Objective:
Give back every line exactly as it appears, pictures excluded.

Start Information supplied

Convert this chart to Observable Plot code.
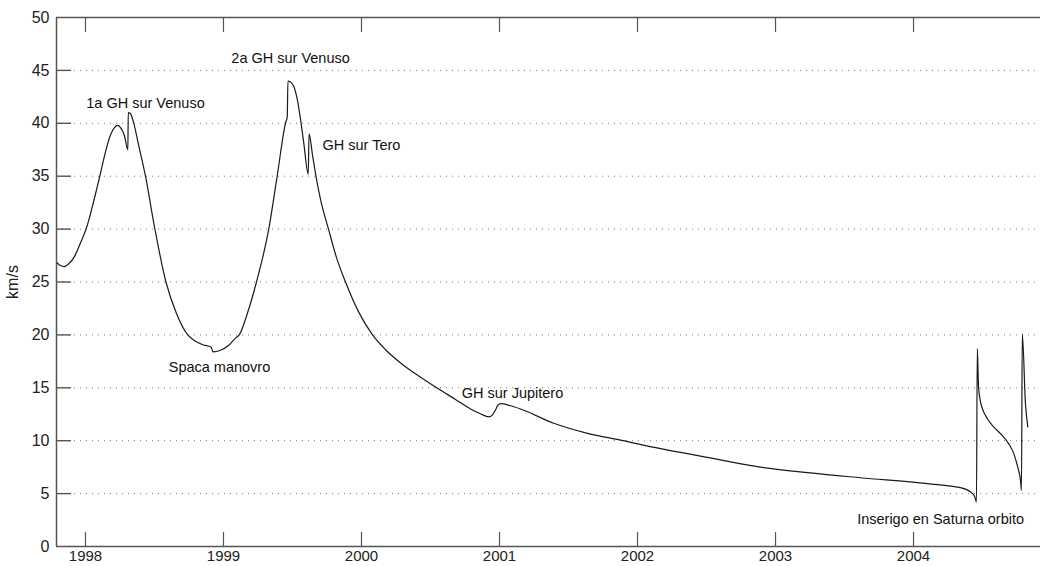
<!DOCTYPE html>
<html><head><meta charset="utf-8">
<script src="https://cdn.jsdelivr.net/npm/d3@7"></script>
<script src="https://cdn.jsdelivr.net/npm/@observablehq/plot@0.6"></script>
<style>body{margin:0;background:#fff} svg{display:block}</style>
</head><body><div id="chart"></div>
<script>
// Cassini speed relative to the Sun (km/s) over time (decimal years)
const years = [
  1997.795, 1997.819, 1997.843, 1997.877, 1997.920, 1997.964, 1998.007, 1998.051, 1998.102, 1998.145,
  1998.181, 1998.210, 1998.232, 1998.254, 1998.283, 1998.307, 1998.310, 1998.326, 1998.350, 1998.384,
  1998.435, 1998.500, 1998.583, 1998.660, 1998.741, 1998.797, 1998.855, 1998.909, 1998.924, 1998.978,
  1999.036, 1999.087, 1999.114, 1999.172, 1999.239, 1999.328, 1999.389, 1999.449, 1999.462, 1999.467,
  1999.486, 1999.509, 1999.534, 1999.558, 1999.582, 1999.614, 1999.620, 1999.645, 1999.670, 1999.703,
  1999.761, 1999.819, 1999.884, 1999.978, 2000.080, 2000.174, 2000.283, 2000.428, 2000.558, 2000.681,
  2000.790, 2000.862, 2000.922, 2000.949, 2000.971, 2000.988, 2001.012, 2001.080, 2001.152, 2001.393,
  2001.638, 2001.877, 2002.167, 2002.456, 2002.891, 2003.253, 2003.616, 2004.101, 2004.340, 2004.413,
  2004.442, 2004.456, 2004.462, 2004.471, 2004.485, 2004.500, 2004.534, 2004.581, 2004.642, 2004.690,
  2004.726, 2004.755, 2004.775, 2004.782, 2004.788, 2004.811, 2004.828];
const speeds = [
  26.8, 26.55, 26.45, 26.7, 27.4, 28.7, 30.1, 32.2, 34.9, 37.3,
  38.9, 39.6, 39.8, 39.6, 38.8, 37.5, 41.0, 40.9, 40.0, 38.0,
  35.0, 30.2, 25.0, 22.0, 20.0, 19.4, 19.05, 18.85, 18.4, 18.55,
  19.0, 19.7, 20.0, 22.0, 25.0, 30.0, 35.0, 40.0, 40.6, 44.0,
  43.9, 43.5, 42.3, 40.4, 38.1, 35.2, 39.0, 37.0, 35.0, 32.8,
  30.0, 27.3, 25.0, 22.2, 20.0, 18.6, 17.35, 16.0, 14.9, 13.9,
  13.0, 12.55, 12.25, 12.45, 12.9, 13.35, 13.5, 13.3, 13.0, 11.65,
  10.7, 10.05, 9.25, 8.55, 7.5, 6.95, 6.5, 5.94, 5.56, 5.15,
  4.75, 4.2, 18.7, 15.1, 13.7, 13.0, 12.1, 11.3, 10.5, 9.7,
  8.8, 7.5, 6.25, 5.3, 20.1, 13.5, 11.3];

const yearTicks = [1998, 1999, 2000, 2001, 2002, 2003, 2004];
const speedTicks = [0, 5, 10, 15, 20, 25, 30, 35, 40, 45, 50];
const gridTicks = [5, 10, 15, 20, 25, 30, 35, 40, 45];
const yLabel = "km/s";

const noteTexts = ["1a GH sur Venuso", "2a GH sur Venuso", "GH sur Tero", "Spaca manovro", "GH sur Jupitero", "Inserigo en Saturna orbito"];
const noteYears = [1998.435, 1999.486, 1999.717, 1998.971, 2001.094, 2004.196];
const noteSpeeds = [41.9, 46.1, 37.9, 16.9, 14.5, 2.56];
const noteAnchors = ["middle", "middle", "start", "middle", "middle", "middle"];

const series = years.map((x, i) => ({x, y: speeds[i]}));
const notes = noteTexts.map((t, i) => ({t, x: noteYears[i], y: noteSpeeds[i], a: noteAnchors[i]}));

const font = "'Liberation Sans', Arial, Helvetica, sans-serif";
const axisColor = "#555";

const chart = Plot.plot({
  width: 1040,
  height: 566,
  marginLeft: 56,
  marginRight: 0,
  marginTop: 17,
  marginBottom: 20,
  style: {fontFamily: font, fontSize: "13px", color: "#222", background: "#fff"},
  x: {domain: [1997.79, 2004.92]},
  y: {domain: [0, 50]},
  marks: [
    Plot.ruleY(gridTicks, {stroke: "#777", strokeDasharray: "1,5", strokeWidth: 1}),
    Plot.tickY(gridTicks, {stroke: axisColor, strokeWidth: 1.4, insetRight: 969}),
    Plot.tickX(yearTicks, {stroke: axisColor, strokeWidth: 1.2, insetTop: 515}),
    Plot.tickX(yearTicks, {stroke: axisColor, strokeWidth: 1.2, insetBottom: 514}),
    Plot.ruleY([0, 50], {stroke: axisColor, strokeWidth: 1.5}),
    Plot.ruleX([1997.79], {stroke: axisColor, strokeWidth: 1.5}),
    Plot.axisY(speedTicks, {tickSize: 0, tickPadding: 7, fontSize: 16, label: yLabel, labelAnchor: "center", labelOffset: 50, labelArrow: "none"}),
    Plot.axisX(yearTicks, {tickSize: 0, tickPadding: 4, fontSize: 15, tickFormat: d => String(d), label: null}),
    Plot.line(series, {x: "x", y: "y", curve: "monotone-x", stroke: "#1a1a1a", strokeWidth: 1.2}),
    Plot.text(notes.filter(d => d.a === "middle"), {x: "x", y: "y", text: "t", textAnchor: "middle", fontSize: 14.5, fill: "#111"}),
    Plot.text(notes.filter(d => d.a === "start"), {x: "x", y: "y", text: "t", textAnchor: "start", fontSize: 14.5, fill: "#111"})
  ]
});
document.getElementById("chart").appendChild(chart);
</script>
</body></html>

End Information supplied

Correct answer:
Convert this chart to Observable Plot code.
<!DOCTYPE html>
<html><head><meta charset="utf-8">
<script src="https://cdn.jsdelivr.net/npm/d3@7"></script>
<script src="https://cdn.jsdelivr.net/npm/@observablehq/plot@0.6"></script>
<style>body{margin:0;background:#fff} svg{display:block}</style>
</head><body><div id="chart"></div>
<script>
// Cassini speed relative to the Sun (km/s) over time (decimal years)
const years = [
  1997.795, 1997.819, 1997.843, 1997.877, 1997.920, 1997.964, 1998.007, 1998.051, 1998.102, 1998.145,
  1998.181, 1998.210, 1998.232, 1998.254, 1998.283, 1998.307, 1998.310, 1998.326, 1998.350, 1998.384,
  1998.435, 1998.500, 1998.583, 1998.660, 1998.741, 1998.797, 1998.855, 1998.909, 1998.924, 1998.978,
  1999.036, 1999.087, 1999.114, 1999.172, 1999.239, 1999.328, 1999.389, 1999.449, 1999.462, 1999.467,
  1999.486, 1999.509, 1999.534, 1999.558, 1999.582, 1999.614, 1999.620, 1999.645, 1999.670, 1999.703,
  1999.761, 1999.819, 1999.884, 1999.978, 2000.080, 2000.174, 2000.283, 2000.428, 2000.558, 2000.681,
  2000.790, 2000.862, 2000.922, 2000.949, 2000.971, 2000.988, 2001.012, 2001.080, 2001.152, 2001.393,
  2001.638, 2001.877, 2002.167, 2002.456, 2002.891, 2003.253, 2003.616, 2004.101, 2004.340, 2004.413,
  2004.442, 2004.456, 2004.462, 2004.471, 2004.485, 2004.500, 2004.534, 2004.581, 2004.642, 2004.690,
  2004.726, 2004.755, 2004.775, 2004.782, 2004.788, 2004.811, 2004.828];
const speeds = [
  26.8, 26.55, 26.45, 26.7, 27.4, 28.7, 30.1, 32.2, 34.9, 37.3,
  38.9, 39.6, 39.8, 39.6, 38.8, 37.5, 41.0, 40.9, 40.0, 38.0,
  35.0, 30.2, 25.0, 22.0, 20.0, 19.4, 19.05, 18.85, 18.4, 18.55,
  19.0, 19.7, 20.0, 22.0, 25.0, 30.0, 35.0, 40.0, 40.6, 44.0,
  43.9, 43.5, 42.3, 40.4, 38.1, 35.2, 39.0, 37.0, 35.0, 32.8,
  30.0, 27.3, 25.0, 22.2, 20.0, 18.6, 17.35, 16.0, 14.9, 13.9,
  13.0, 12.55, 12.25, 12.45, 12.9, 13.35, 13.5, 13.3, 13.0, 11.65,
  10.7, 10.05, 9.25, 8.55, 7.5, 6.95, 6.5, 5.94, 5.56, 5.15,
  4.75, 4.2, 18.7, 15.1, 13.7, 13.0, 12.1, 11.3, 10.5, 9.7,
  8.8, 7.5, 6.25, 5.3, 20.1, 13.5, 11.3];

const yearTicks = [1998, 1999, 2000, 2001, 2002, 2003, 2004];
const speedTicks = [0, 5, 10, 15, 20, 25, 30, 35, 40, 45, 50];
const gridTicks = [5, 10, 15, 20, 25, 30, 35, 40, 45];
const yLabel = "km/s";

const noteTexts = ["1a GH sur Venuso", "2a GH sur Venuso", "GH sur Tero", "Spaca manovro", "GH sur Jupitero", "Inserigo en Saturna orbito"];
const noteYears = [1998.435, 1999.486, 1999.717, 1998.971, 2001.094, 2004.196];
const noteSpeeds = [41.9, 46.1, 37.9, 16.9, 14.5, 2.56];
const noteAnchors = ["middle", "middle", "start", "middle", "middle", "middle"];

const series = years.map((x, i) => ({x, y: speeds[i]}));
const notes = noteTexts.map((t, i) => ({t, x: noteYears[i], y: noteSpeeds[i], a: noteAnchors[i]}));

const font = "'Liberation Sans', Arial, Helvetica, sans-serif";
const axisColor = "#555";

const chart = Plot.plot({
  width: 1040,
  height: 566,
  marginLeft: 56,
  marginRight: 0,
  marginTop: 17,
  marginBottom: 20,
  style: {fontFamily: font, fontSize: "13px", color: "#222", background: "#fff"},
  x: {domain: [1997.79, 2004.92]},
  y: {domain: [0, 50]},
  marks: [
    Plot.ruleY(gridTicks, {stroke: "#777", strokeDasharray: "1,5", strokeWidth: 1}),
    Plot.tickY(gridTicks, {stroke: axisColor, strokeWidth: 1.4, insetRight: 969}),
    Plot.tickX(yearTicks, {stroke: axisColor, strokeWidth: 1.2, insetTop: 515}),
    Plot.tickX(yearTicks, {stroke: axisColor, strokeWidth: 1.2, insetBottom: 514}),
    Plot.ruleY([0, 50], {stroke: axisColor, strokeWidth: 1.5}),
    Plot.ruleX([1997.79], {stroke: axisColor, strokeWidth: 1.5}),
    Plot.axisY(speedTicks, {tickSize: 0, tickPadding: 7, fontSize: 16, label: yLabel, labelAnchor: "center", labelOffset: 50, labelArrow: "none"}),
    Plot.axisX(yearTicks, {tickSize: 0, tickPadding: 4, fontSize: 15, tickFormat: d => String(d), label: null}),
    Plot.line(series, {x: "x", y: "y", curve: "monotone-x", stroke: "#1a1a1a", strokeWidth: 1.2}),
    Plot.text(notes.filter(d => d.a === "middle"), {x: "x", y: "y", text: "t", textAnchor: "middle", fontSize: 14.5, fill: "#111"}),
    Plot.text(notes.filter(d => d.a === "start"), {x: "x", y: "y", text: "t", textAnchor: "start", fontSize: 14.5, fill: "#111"})
  ]
});
document.getElementById("chart").appendChild(chart);
</script>
</body></html>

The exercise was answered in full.